If you've ever made the mistake of gaming online, and then made the further mistake of enabling chat and/or messages from strangers, you may have noticed gaming has a misogyny problem.
Surveys have found that around 50 percent of women overall have experienced harassment of some kind, with 75 percent of women aged between 18 and 24 reporting that they had been harassed and abused in online games.
While there are many questions to be asked about the societies that produce such misogyny, here's one vaguely amusing finding from a study that investigated abuse directed at female gamers: low-skilled players are more hostile towards female teammates than players who are good at the game.
The study took place in 2015 around the time of the misogynistic campaign Gamergate. Researchers investigated the hypothesis that women entering a space that male gamers considered to be a male hierarchy prompted the most hostility from those who stood to lose the most from new competition in the arena: poor-performing males, or males who need to git gud.
To do this, they chose the game Halo 3. As well as collecting key stats (on kill count, death count, and overall score), the game hides any signifiers that you are somebody of the opposite sex behind Master Chief's hefty armor.
The only clue as to the gender of the player is their voice, and perhaps gamer tag. In the study, the team analyzed recordings of gameplay and resulting kill and death stats, as well as the overall stats of the players involved. In one series of recordings, the researcher was female and spoke; in another, the researcher was male and spoke; and in another they were silent.
When the researchers "spoke" they were actually just playing pre-recorded phrases, which were read in either male or female voices depending on the group.
"These prerecorded phrases were identical in the male and female condition, harmless in nature, and designed to be inoffensive," the researchers explained in their paper. "Phrases included: ‘I like this map’, ‘nice shot there’, ‘I had fun playing that game’, ‘I think I just saw a couple of them heading this way’, and ‘that was a good game everyone’."

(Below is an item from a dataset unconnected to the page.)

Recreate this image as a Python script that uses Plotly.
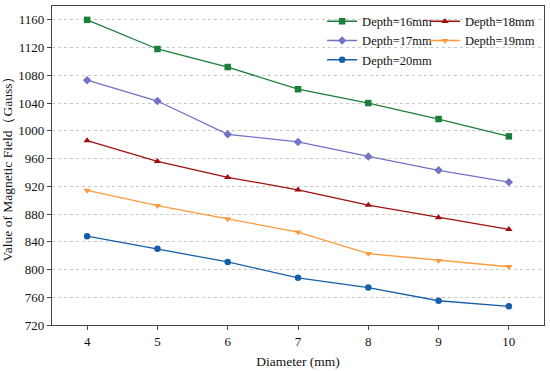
import plotly.graph_objects as go

diameter = [4, 5, 6, 7, 8, 9, 10]
depth16 = [1160, 1118, 1092, 1060, 1040, 1017, 992]
depth17 = [1073, 1043, 995, 984, 963, 943, 926]
depth18 = [986, 956, 933, 915, 893, 875, 858]
depth19 = [914, 892, 873, 854, 823, 813, 804]
depth20 = [848, 830, 811, 788, 774, 755, 747]
y_ticks = list(range(720, 1161, 40))

series = [
    ("Depth=16mm", depth16, "#1b7f3b", "square", "legend"),
    ("Depth=17mm", depth17, "#7272c6", "diamond", "legend"),
    ("Depth=18mm", depth18, "#a20f0f", "triangle-up", "legend2"),
    ("Depth=19mm", depth19, "#ff9a3c", "triangle-down", "legend2"),
    ("Depth=20mm", depth20, "#165fa8", "circle", "legend"),
]

fig = go.Figure()
for name, vals, color, sym, lg in series:
    fig.add_trace(go.Scatter(
        x=diameter, y=vals, name=name, mode="lines+markers",
        line=dict(color=color, width=1.3),
        marker=dict(symbol=sym, size=6.5, color=color),
        legend=lg,
    ))

font = "Liberation Serif, Times New Roman, serif"
leg_common = dict(orientation="v", yanchor="top", xanchor="left",
                  bgcolor="rgba(0,0,0,0)", font=dict(size=12.5, family=font, color="#111"),
                  tracegroupgap=0, itemwidth=30, borderwidth=0)
fig.update_layout(
    width=550, height=371,
    margin=dict(l=51, r=5, t=5, b=42),
    paper_bgcolor="white", plot_bgcolor="white",
    font=dict(family=font, size=12, color="#111"),
    legend=dict(x=0.549, y=0.998, **leg_common),
    legend2=dict(x=0.758, y=0.998, **leg_common),
    showlegend=True,
)
fig.update_xaxes(
    range=[3.5, 10.5], tickvals=diameter, ticks="outside", ticklen=4,
    showgrid=False, zeroline=False, showline=True, linecolor="#444", linewidth=1.2,
    mirror=True, title=dict(text="Diameter (mm)", font=dict(size=13.5), standoff=8),
    tickfont=dict(size=13),
)
fig.update_yaxes(
    range=[720, 1180], tickvals=y_ticks, ticks="outside", ticklen=4,
    showgrid=True, gridcolor="#c8c8c8", griddash="dot", gridwidth=1,
    zeroline=False, showline=True, linecolor="#444", linewidth=1.2, mirror=True,
    title=dict(text="Value of Magnetic Field（Gauss）", font=dict(size=13.5), standoff=4),
    tickfont=dict(size=13),
)
fig.write_html("out.html", config={"displayModeBar": False},
               post_script="document.body.style.margin='0';document.body.style.overflow='hidden';")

The team codified the responses to these phrases into positive, negative, and neutral, and tied the comments to the gamers' skills. Unsurprisingly, they found that players who killed few and died plenty tended to be the most negative, and that there was a misogynist element to it.
"We found that skill determined the frequency of positive and negative statements spoken towards both male- and female-voiced teammates," the team wrote. "In addition, poorer performance (fewer kills and more deaths) resulted in more negative statements specifically in the female-voiced manipulation."
While becoming more hostile towards female gamers, poor-performing gamers tended to be less hostile towards teammates with male voices.
"As decreased cooperation or behaviors that lead to failure are often punished by teammates, the increase of positive and neutral statements and relatively less-frequent use of negative statements suggests poor-performing, lower-skilled males are demonstrating submissive behavior towards a male-voiced teammate," the team added.
Gaming behavior of course has spillover into the real world, as seen from Gamergate.
"The idea that videogames may be reinforcing such gender segregation as the norm for many teenagers is troubling given the fact that a significant proportion of them are gamers," the team concludes. "Such ideas have the potential to spill over in real-life interactions and promote socially unacceptable behaviors such as sexism."
The study is published in the journal PLOS ONE.